У каждого человека, будь то женщина или мужчина, где-то в глубине души прячется темный зверь. У кого-то он загнан в такие глубины души, что не показывает и носа за всю жизнь, у кого-то он вырывается, заставляя хозяев тела творить страшные вещи. У меня тогда он только показал свой нос, все, что я сделал, я делал полностью осознавая свой поступок. Именно тогда, в девять лет, я ступил на путь чудовища, монстра, можно сказать. Осознал я это гораздо позже, а тогда гордился, что поступил правильно и как положено для мести в моем жестоком детском представлении. Ладно хоть, не очерствел душой, но моральный акцент у меня тогда немного сместился, это точно. Повезло, что это не бросилось в глаза преподавателям. Однако другие воспитанники стали меня сторониться. Меня это устраивало.
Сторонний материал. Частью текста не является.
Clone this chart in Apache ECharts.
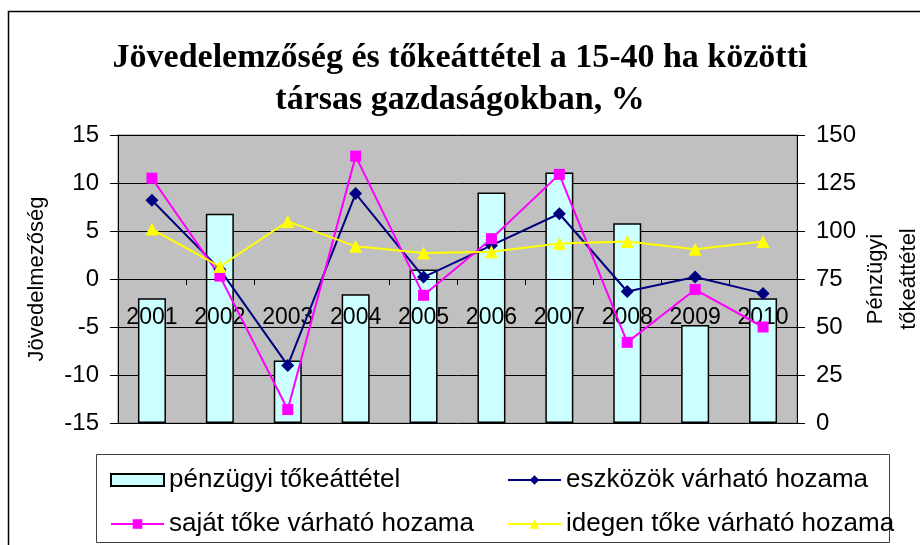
<!DOCTYPE html>
<html>
<head>
<meta charset="utf-8">
<script src="https://cdn.jsdelivr.net/npm/echarts@6/dist/echarts.min.js"></script>
<style>
  html, body { margin: 0; padding: 0; background: #fff; }
  #chart { width: 920px; height: 545px; }
</style>
</head>
<body>
<div id="chart"></div>
<script>
var years = ['2001', '2002', '2003', '2004', '2005', '2006', '2007', '2008', '2009', '2010'];
// right axis (Pénzügyi tőkeáttétel)
var tokeattetel = [65, 109, 32.5, 67, 80, 120, 130.5, 104, 51, 65];
// left axis (Jövedelmezőség)
var eszkozok = [8.2, 1.0, -9.0, 8.9, 0.2, 3.5, 6.8, -1.3, 0.2, -1.5];
var sajat = [10.5, 0.3, -13.6, 12.8, -1.7, 4.2, 10.9, -6.6, -1.1, -5.0];
var idegen = [5.2, 1.3, 6.0, 3.4, 2.7, 2.85, 3.7, 3.9, 3.1, 3.9];

var sans = 'Liberation Sans, Arial, sans-serif';

// plot area in px, the category axis sits on the zero line of the left axis
var gridTop = 135, gridBottom = 122, plotH = 545 - gridTop - gridBottom;
var zeroOffset = -plotH * (0 - (-15)) / 30;

var chart = echarts.init(document.getElementById('chart'));

var option = {
    backgroundColor: '#fff',
    animation: false,
    title: {
        text: 'Jövedelemzőség és tőkeáttétel a 15-40 ha közötti\ntársas gazdaságokban, %',
        left: 'center',
        top: 32,
        textStyle: {
            fontFamily: 'Liberation Serif, Times New Roman, serif',
            fontWeight: 'bold',
            fontSize: 34,
            lineHeight: 42,
            color: '#000'
        }
    },
    graphic: [
        {
            type: 'rect',
            shape: {x: 8.5, y: 11.5, width: 1000, height: 1000},
            style: {fill: 'none', stroke: '#000', lineWidth: 1.5},
            silent: true
        },
        {
            type: 'rect',
            shape: {x: 96.5, y: 454.5, width: 793, height: 88},
            style: {fill: '#fff', stroke: '#404040', lineWidth: 1},
            silent: true,
            z: -1
        }
    ],
    legend: [
        {
            orient: 'vertical',
            left: 105,
            top: 462,
            itemWidth: 53,
            itemHeight: 12,
            itemGap: 18,
            textStyle: {fontFamily: sans, fontSize: 26, color: '#000'},
            data: [{name: 'pénzügyi tőkeáttétel', icon: 'rect'}, 'saját tőke várható hozama']
        },
        {
            orient: 'vertical',
            left: 502,
            top: 462,
            itemWidth: 53,
            itemHeight: 12,
            itemGap: 18,
            textStyle: {fontFamily: sans, fontSize: 26, color: '#000'},
            data: ['eszközök várható hozama', 'idegen tőke várható hozama']
        }
    ],
    grid: {
        left: 118,
        right: 123,
        top: gridTop,
        bottom: gridBottom,
        outerBoundsMode: 'none',
        show: true,
        backgroundColor: '#c0c0c0',
        borderColor: '#808080',
        borderWidth: 1
    },
    xAxis: {
        type: 'category',
        data: years,
        offset: zeroOffset,
        z: 1.5,
        axisLine: {onZero: false, lineStyle: {color: '#000', width: 1}},
        axisTick: {show: true, length: 6, inside: false, lineStyle: {color: '#000'}},
        axisLabel: {interval: 0, margin: 27, fontFamily: sans, fontSize: 23, color: '#000'},
        splitLine: {show: false}
    },
    yAxis: [
        {
            type: 'value',
            min: -15,
            max: 15,
            interval: 5,
            name: 'Jövedelmezőség',
            nameLocation: 'middle',
            nameRotate: 90,
            nameGap: 70,
            nameTextStyle: {fontFamily: sans, fontSize: 22, color: '#000'},
            axisLine: {show: true, lineStyle: {color: '#000'}},
            axisTick: {show: true, length: 8, lineStyle: {color: '#000'}},
            axisLabel: {margin: 19, fontFamily: sans, fontSize: 24, color: '#000'},
            splitLine: {show: true, lineStyle: {color: '#000', width: 1}}
        },
        {
            type: 'value',
            min: 0,
            max: 150,
            interval: 25,
            position: 'right',
            name: 'Pénzügyi\ntőkeáttétel',
            nameLocation: 'middle',
            nameRotate: 90,
            nameGap: 62,
            nameMoveOverlap: false,
            nameTextStyle: {fontFamily: sans, fontSize: 22, lineHeight: 33, color: '#000'},
            axisLine: {show: true, lineStyle: {color: '#000'}},
            axisTick: {show: true, length: 8, lineStyle: {color: '#000'}},
            axisLabel: {margin: 19, fontFamily: sans, fontSize: 24, color: '#000'},
            splitLine: {show: false}
        }
    ],
    series: [
        {
            name: 'pénzügyi tőkeáttétel',
            type: 'bar',
            yAxisIndex: 1,
            z: 1,
            barWidth: 28,
            data: tokeattetel,
            itemStyle: {color: '#ccffff', borderColor: '#000', borderWidth: 1.5}
        },
        {
            name: 'eszközök várható hozama',
            type: 'line',
            yAxisIndex: 0,
            data: eszkozok,
            symbol: 'diamond',
            symbolSize: 13,
            lineStyle: {color: '#000080', width: 2},
            itemStyle: {color: '#000080'}
        },
        {
            name: 'saját tőke várható hozama',
            type: 'line',
            yAxisIndex: 0,
            data: sajat,
            symbol: 'rect',
            symbolSize: 11,
            lineStyle: {color: '#ff00ff', width: 2},
            itemStyle: {color: '#ff00ff'}
        },
        {
            name: 'idegen tőke várható hozama',
            type: 'line',
            yAxisIndex: 0,
            data: idegen,
            symbol: 'triangle',
            symbolSize: 13,
            lineStyle: {color: '#ffff00', width: 2},
            itemStyle: {color: '#ffff00'}
        }
    ]
};

chart.setOption(option);
</script>
</body>
</html>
После этого случая часть детей, включая меня, перевели в другие детдома. Честно скажу, ничего подобного в них не наблюдалось, как в прошлом филиале зла. Дальше особо рассказывать нечего, пока не наступило время срочной службы. Я попал в пограничные войска, на 12-ю заставу Московского погранотряда. Надо ли говорить, что второй год службы пришелся на 1993 год? Ночью тринадцатого громыхнуло. Я тогда был старшим дозора, заметил выдвигавшихся боевиков, сообщил начальнику заставы Майбороде. После приказа отойти, отступил к заставе. Бой был страшный, однако я помнил, как падали вокруг меня товарищи. Как сбило пулей кепи и сорвало погон с сержантскими нашивками. Когда начали заканчиваться боеприпасы, последовал приказ отступать и прорываться навстречу нашим. Тогда, отходя к постройкам, я остановился у горящей БМП и осмотрел заставу, запоминая. Через сутки заставу очистили от моджахедов, но уже без нас. Тогда темный зверек изрядно повеселился, особенно я почувствовал его присутствие в рукопашной: когда были заняты руки, я начал грызть горло боевика, с которым крутился на земле в рукопашной.
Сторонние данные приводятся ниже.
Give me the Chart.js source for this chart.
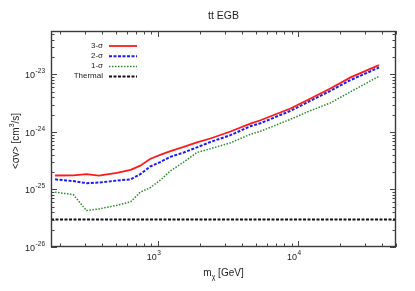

После службы я подал заявку на поступление в отряд спецназа ФСБ. Когда попал в пограничники, то напоминал длинный скелет, но за время службы мясо наросло, да и натренировали меня хорошо, поэтому к дембелю я был достаточно крепок и хорошо подготовлен. Дальше началась служба в ФСБ. Длилась она почти семь лет, три из них в штурмовой группе, в основном в командировках на Кавказе. После ранения перешел в инструкторы и занимался этим три с половиной года. Благо там были инструктора разной направленности, дружба с ними помогла подняться по профессиональным качествам достаточно высоко. К тому же некоторые из них ростом похвастать не могли, так что когда я попал в тело Игоря, то у меня были хотя бы теоретические знания, как нужно тренироваться. Раньше я был громилой и больше полагался на силу, после попадания же развивал скорость реакции и ловкость, силу же оставил на третьем месте по важности. Так что в спаррингах я больше работал на быстроте, нанося точные и мощные удары, которые выводили соперников из строя.
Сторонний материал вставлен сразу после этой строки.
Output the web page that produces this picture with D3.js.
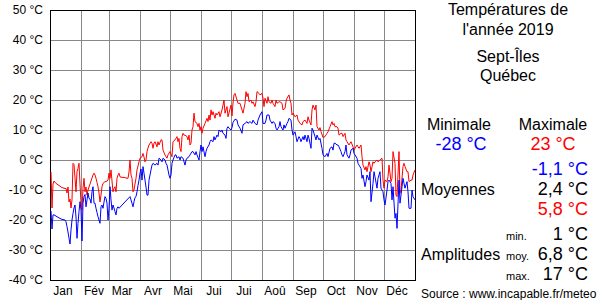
<!DOCTYPE html>
<html>
<head>
<meta charset="utf-8">
<script src="https://cdn.jsdelivr.net/npm/d3@7"></script>
<style>
  body { margin: 0; background: #fff; }
  svg { font-family: "Liberation Sans", Arial, sans-serif; }
</style>
</head>
<body>
<div id="chart"></div>
<script>
// daily values: [day index from Jan 1, °C]
var tmax = [
  [0,-4],[1,-16],[2,-8],[3,-7],[5,-7.8],[8,-8.5],[11,-9.2],[14,-9.5],[15,-9.5],[16,-11],[17,-9],[18,-14],[19,-13],[20,-16],
  [21,-13.3],[22,-1.1],[23,-1.5],[24,-6],[25,-10.6],[26,-3.9],[27,-2.8],[28,-1.1],[29,-8],[30,-14.4],[31,-16.7],[32,-9.4],
  [33,-6.1],[34,-10.6],[35,-9],[36,-11.7],[37,-10],[38,-9],[39,-8],[40,-7],[41,-6],[42,-5],[43,-4.4],[44,-5],[45,-6.1],
  [46,-7.5],[47,-8.9],[48,-11],[49,-14],[50,-11.7],[51,-8.9],[52,-7.8],[53,-7.5],[54,-7.2],[55,-7.2],[56,-7],[57,-6.7],
  [58,-4.4],[59,-6.1],[60,-3.3],[61,-7],[62,-10.6],[63,-9.5],[64,-8.9],[65,-10.6],[66,-6.1],[67,-5],[68,-4.4],[69,-5.6],
  [71,-5.8],[73,-5.8],[75,-6],[77,-6.1],[78,-4],[79,0],[80,-5],[81,-6.1],[82,-10.6],[83,-10],[84,-8],[85,-6.1],[86,-3.3],
  [87,-2],[88,-0.6],[89,0.6],[91,1.1],[92,2.2],[93,1],[94,-0.6],[95,0],[96,2.8],[97,4],[98,5],[100,6.1],[101,5.6],
  [102,3.9],[103,5.6],[104,6.1],[106,4.4],[107,6.1],[108,5],[110,6.7],[111,6.7],[112,3.3],[114,1.7],[115,1.1],[116,0.6],
  [117,1.7],[119,2.8],[121,1.1],[122,6.1],[124,6.7],[126,7.8],[127,6.1],[128,7.2],[129,3.9],[130,2.8],[131,7.8],[132,8.9],
  [133,8.3],[134,8.3],[136,7.8],[137,6.7],[138,8.3],[139,5],[140,5.6],[141,10],[142,11.1],[143,15.6],[144,12.8],[146,12.2],
  [147,11.1],[148,12.2],[149,10],[150,11.1],[151,8.9],[152,10.6],[154,12.2],[156,13.9],[157,12.8],[158,15],[159,13.3],
  [160,16.7],[161,15],[162,16.1],[164,13.9],[165,15.6],[166,15],[168,16.1],[169,14.4],[171,16.7],[172,18.3],[173,20],
  [174,15.6],[176,17.8],[177,14.4],[179,17],[180,18.3],[181,14.7],[182,19],[183,21.7],[184,22.2],[186,20],[187,18.9],
  [189,18.9],[191,16.7],[192,15.6],[194,18.9],[195,22.8],[196,21.1],[197,22.2],[198,19.4],[200,20],[201,18.9],[202,19.4],
  [204,17.8],[205,19.4],[206,22.8],[208,22.2],[209,21.7],[211,22.2],[212,20.6],[213,17.8],[214,20.6],[216,18.9],[217,21.1],
  [218,19.4],[220,18.9],[221,20],[222,18.9],[224,17.8],[225,20],[226,18.9],[228,19.4],[229,19.4],[231,18.9],[232,16.7],
  [234,17.2],[235,19.4],[236,20.6],[238,21.7],[239,20],[240,18.9],[241,15],[242,15.6],[244,14.4],[246,15],[247,13.3],
  [249,12.2],[251,11.7],[252,12.8],[254,13.3],[256,12.2],[257,14.4],[258,13.3],[260,11.7],[261,16.7],[262,18.3],[264,16.7],
  [265,18.3],[266,11.1],[268,10],[269,10.8],[270,9.5],[272,7.5],[274,7.8],[276,8.9],[277,9.4],[279,11.1],[281,12.8],
  [282,11.7],[283,12.2],[284,11.1],[286,11.1],[287,10.6],[288,8.3],[290,8.9],[291,8.9],[292,7.8],[294,8.9],[295,6.7],
  [296,6.1],[298,5],[299,5.6],[300,6.1],[302,4.4],[303,3.3],[304,3.9],[306,5],[307,4.4],[308,3.9],[310,5],[311,1.1],
  [312,-1.7],[314,-3.3],[315,-2.2],[316,-3.9],[318,-0.6],[319,-1.7],[320,-3.9],[322,-0.6],[323,-1.1],[324,-0.6],[326,0],
  [327,-0.6],[329,0],[331,0.6],[332,-6.7],[333,-9.4],[334,-6.7],[336,-7.2],[337,-5.6],[338,-1.7],[340,-7.2],[341,-6.1],
  [342,2.8],[344,-1.1],[345,-11.7],[346,-12.2],[348,2.8],[349,-11.1],[350,-10],[352,-2.2],[353,-1.1],[354,-2.2],[356,-3.9],
  [357,-3.9],[358,-7.2],[360,-6.7],[361,-6.7],[362,-5],[364,-3.3]
];

var tmin = [
  [0,-17],[1,-23],[2,-18.3],[3,-18.3],[5,-18.7],[8,-19.3],[11,-19.8],[14,-20],[15,-20.6],[16,-22.2],[17,-24],[18,-26.1],
  [19,-28],[20,-23.3],[21,-20],[22,-17.8],[23,-16],[24,-15],[25,-19],[26,-26.1],[27,-21.1],[28,-17.2],[29,-13.9],[30,-16.7],
  [31,-27],[32,-14.4],[33,-12.2],[34,-11.5],[35,-15.6],[36,-13.3],[37,-11],[38,-12.8],[39,-13],[40,-14.4],[41,-10.6],
  [42,-8.9],[43,-14.4],[44,-14.4],[45,-16.1],[46,-17.5],[47,-18.9],[48,-20],[49,-21.1],[50,-15.6],[51,-15],[52,-16.1],
  [53,-14],[54,-12.2],[55,-12.8],[56,-14.4],[57,-20],[58,-16.1],[59,-8.9],[60,-13.3],[61,-16.7],[62,-15],[63,-16],
  [64,-17.2],[65,-18.3],[66,-16.1],[67,-15.6],[68,-16.1],[79,-12.2],[80,-13.3],[81,-14.4],[82,-15.6],[83,-13.9],[84,-12.5],
  [85,-12.2],[86,-10.6],[87,-8.5],[88,-6.7],[89,-4.4],[90,-3],[91,-6.7],[92,-2.2],[93,-4.4],[94,-6.7],[95,-9],[96,-11.7],
  [97,-11.7],[98,-6.7],[100,-3.3],[101,-1.7],[102,-1.1],[104,-1.7],[106,-1.1],[107,-1.7],[108,0.6],[110,0],[111,-0.6],
  [112,0.6],[114,0],[115,-1.1],[116,-1.7],[118,-5],[119,-6.1],[120,-5],[121,-1.1],[122,0],[124,1.7],[125,1.7],[126,0.6],
  [128,1.1],[129,0],[130,1.1],[132,0.6],[133,-0.6],[134,-1.7],[135,0],[136,0.6],[138,1.1],[139,1.7],[141,2.8],[142,2.8],
  [144,1.7],[145,2.8],[146,1.7],[148,0],[149,2.8],[150,5],[151,2.8],[152,4.4],[154,1.1],[155,2.8],[156,3.9],[158,5],
  [159,6.1],[160,6.7],[162,6.1],[163,7.8],[164,6.7],[166,8.3],[167,7.8],[168,10],[170,9.4],[171,10],[172,8.9],[174,8.3],
  [175,7.2],[176,10.6],[177,11.1],[178,10.6],[180,10],[181,10.8],[182,12.5],[184,13.6],[186,13.3],[187,11.7],[189,10.6],
  [191,8.9],[192,11.7],[194,12.2],[196,12.8],[197,12.2],[199,12.8],[201,12.2],[202,13.3],[204,12.2],[206,11.7],[207,13.3],
  [209,15],[211,16.1],[212,12.2],[214,12.2],[215,13.3],[216,15],[218,15],[219,13.3],[221,12.2],[222,12.8],[224,12.2],
  [225,10.6],[226,10],[228,11.1],[229,12.8],[230,11.1],[232,10],[233,11.7],[234,10.6],[236,12.2],[237,12.8],[238,13.9],
  [240,13.3],[241,10],[242,8.3],[244,9.4],[245,7.8],[246,6.1],[248,7.8],[249,7.2],[250,6.1],[252,7.8],[253,6.7],[254,8.3],
  [256,6.1],[257,8.3],[258,7.2],[260,3.9],[261,10.6],[262,10],[264,7.8],[265,6.7],[266,8.3],[268,6.7],[269,7.2],[271,3.9],
  [272,1.7],[274,1.1],[276,2.2],[277,1.1],[279,3.9],[281,4.4],[282,3.3],[283,5.6],[284,5.6],[286,5],[287,5],[288,4.4],
  [290,2.8],[291,1.7],[292,1.1],[294,2.8],[295,5],[296,1.7],[298,0.6],[299,1.7],[300,3.3],[302,3.9],[303,2.2],[304,1.7],
  [306,0.6],[307,-1.1],[308,-1.7],[310,-2.8],[311,-6.1],[312,-5],[314,-8.9],[315,-7.2],[316,-5],[318,-6.7],[319,-3.9],
  [320,-13.9],[322,-7.8],[323,-3.9],[324,-5.6],[326,-9.4],[327,-6.1],[329,-3.9],[330,-9.4],[332,-10.6],[333,-13.3],
  [334,-15],[336,-10],[337,-7.2],[338,-6.7],[340,-7.8],[341,-13.3],[342,-8.9],[344,-19.4],[345,-17.8],[346,-22.8],
  [348,-6.7],[349,-14.4],[350,-11.7],[352,-6.1],[353,-7.8],[354,-9.4],[356,-7.2],[357,-10.6],[358,-16.1],[360,-16.1],
  [361,-10],[362,-12.2],[364,-13.3]
];

var months = ["Jan", "Fév", "Mar", "Avr", "Mai", "Jui", "Jui", "Aoû", "Sep", "Oct", "Nov", "Déc"];
var monthStarts = [0, 31, 59, 90, 120, 151, 181, 212, 243, 273, 304, 334, 365];
var yTicks = [50, 40, 30, 20, 10, 0, -10, -20, -30, -40];

// summary block on the right
var titleLines = ["Températures de", "l'année 2019", "Sept-Îles", "Québec"];
var extremes = { min: "-28 °C", max: "23 °C" };
var means = ["-1,1 °C", "2,4 °C", "5,8 °C"];
var amplitudes = [["min.", "1 °C"], ["moy.", "6,8 °C"], ["max.", "17 °C"]];

var width = 600;
var height = 300;
var margin = { top: 10, right: 185, bottom: 20, left: 50 };

var svg = d3.select("#chart").append("svg")
  .attr("width", width)
  .attr("height", height);

var x = d3.scaleLinear()
  .domain([0, 365])
  .range([margin.left, width - margin.right]);

var y = d3.scaleLinear()
  .domain([-40, 50])
  .range([height - margin.bottom, margin.top]);

/*************    GRID   *************/
var grid = svg.append("g")
  .attr("stroke", "#888")
  .attr("shape-rendering", "crispEdges");

grid.selectAll("line.h")
  .data(yTicks.slice(1, -1))
  .join("line")
  .attr("class", "h")
  .attr("x1", x(0)).attr("x2", x(365))
  .attr("y1", (d) => y(d) + 0.5).attr("y2", (d) => y(d) + 0.5);

grid.selectAll("line.v")
  .data(monthStarts.slice(1, -1))
  .join("line")
  .attr("class", "v")
  .attr("x1", (d) => x(d) + 0.5).attr("x2", (d) => x(d) + 0.5)
  .attr("y1", y(50)).attr("y2", y(-40));

// frame
svg.append("rect")
  .attr("x", x(0) + 0.5)
  .attr("y", y(50) + 0.5)
  .attr("width", x(365) - x(0))
  .attr("height", y(-40) - y(50))
  .attr("fill", "none")
  .attr("stroke", "#000")
  .attr("shape-rendering", "crispEdges");

/*************    AXES   *************/
function yAxis(g) {
  g.attr("transform", `translate(${margin.left - 7}, 0)`)
    .call(d3.axisLeft(y).tickValues(yTicks).tickSize(0).tickPadding(0).tickFormat((d) => d + " °C"))
    .call((g) => g.select(".domain").remove())
    .call((g) => g.selectAll("text").attr("font-size", 12).attr("fill", "#000"));
}

svg.append("g").attr("class", "yAxis").call(yAxis);
svg.select(".yAxis").attr("font-family", null);

svg.append("g")
  .selectAll("text")
  .data(months)
  .join("text")
  .attr("x", (d, i) => x(monthStarts[i] + 13))
  .attr("y", 295)
  .attr("text-anchor", "middle")
  .attr("font-size", 12)
  .text((d) => d);

/*************    LINES   *************/
var line = d3.line()
  .x((d) => x(d[0] + 1))
  .y((d) => y(d[1]));

svg.append("path")
  .datum(tmax)
  .attr("fill", "none")
  .attr("stroke", "#ff0000")
  .attr("stroke-width", 1)
  .attr("d", line);

svg.append("path")
  .datum(tmin)
  .attr("fill", "none")
  .attr("stroke", "#0000ff")
  .attr("stroke-width", 1)
  .attr("d", line);

/*************    SUMMARY   *************/
var side = svg.append("g").attr("fill", "#000");

side.selectAll("text.title")
  .data(titleLines)
  .join("text")
  .attr("class", "title")
  .attr("x", 508)
  .attr("y", (d, i) => [15, 35, 62, 81][i])
  .attr("text-anchor", "middle")
  .attr("font-size", 16)
  .text((d) => d);

side.append("text").attr("x", 459).attr("y", 130).attr("text-anchor", "middle")
  .attr("font-size", 16).text("Minimale");
side.append("text").attr("x", 553).attr("y", 130).attr("text-anchor", "middle")
  .attr("font-size", 16).text("Maximale");
side.append("text").attr("x", 461).attr("y", 150).attr("text-anchor", "middle")
  .attr("font-size", 18).attr("fill", "#0000ff").text(extremes.min);
side.append("text").attr("x", 553).attr("y", 150).attr("text-anchor", "middle")
  .attr("font-size", 18).attr("fill", "#ff0000").text(extremes.max);

side.append("text").attr("x", 421).attr("y", 195).attr("font-size", 16).text("Moyennes");
side.selectAll("text.mean")
  .data(means)
  .join("text")
  .attr("class", "mean")
  .attr("x", 588)
  .attr("y", (d, i) => 175 + i * 20)
  .attr("text-anchor", "end")
  .attr("font-size", 18)
  .attr("fill", (d, i) => ["#0000ff", "#000", "#ff0000"][i])
  .text((d) => d);

side.append("text").attr("x", 421).attr("y", 260).attr("font-size", 16).text("Amplitudes");
side.selectAll("text.amplab")
  .data(amplitudes)
  .join("text")
  .attr("class", "amplab")
  .attr("x", 506)
  .attr("y", (d, i) => 240 + i * 20)
  .attr("font-size", 11)
  .text((d) => d[0]);
side.selectAll("text.ampval")
  .data(amplitudes)
  .join("text")
  .attr("class", "ampval")
  .attr("x", 588)
  .attr("y", (d, i) => 240 + i * 20)
  .attr("text-anchor", "end")
  .attr("font-size", 18)
  .text((d) => d[1]);

side.append("text").attr("x", 421).attr("y", 298).attr("font-size", 12)
  .text("Source : www.incapable.fr/meteo");
</script>
</body>
</html>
Моя карьера в спецслужбах закончилась после командировки в Чечню — некоторые инструктора, чтобы не потерять сноровку, ездили в боевые точки, укрепляя навык. Не отставал от них и я. После того как врачи в госпитале извлекли пулю из легкого, они выдали вердикт: к службе я не гожусь. После госпиталя я недолго думал, куда податься, и решил начать с милиции. После нажатия некоторых нужных кнопок, я оказался в новом райотделе в новостройке Москвы. Так началась моя восьмилетняя служба в уголовном розыске, пока наемный убийца не закончил мой путь.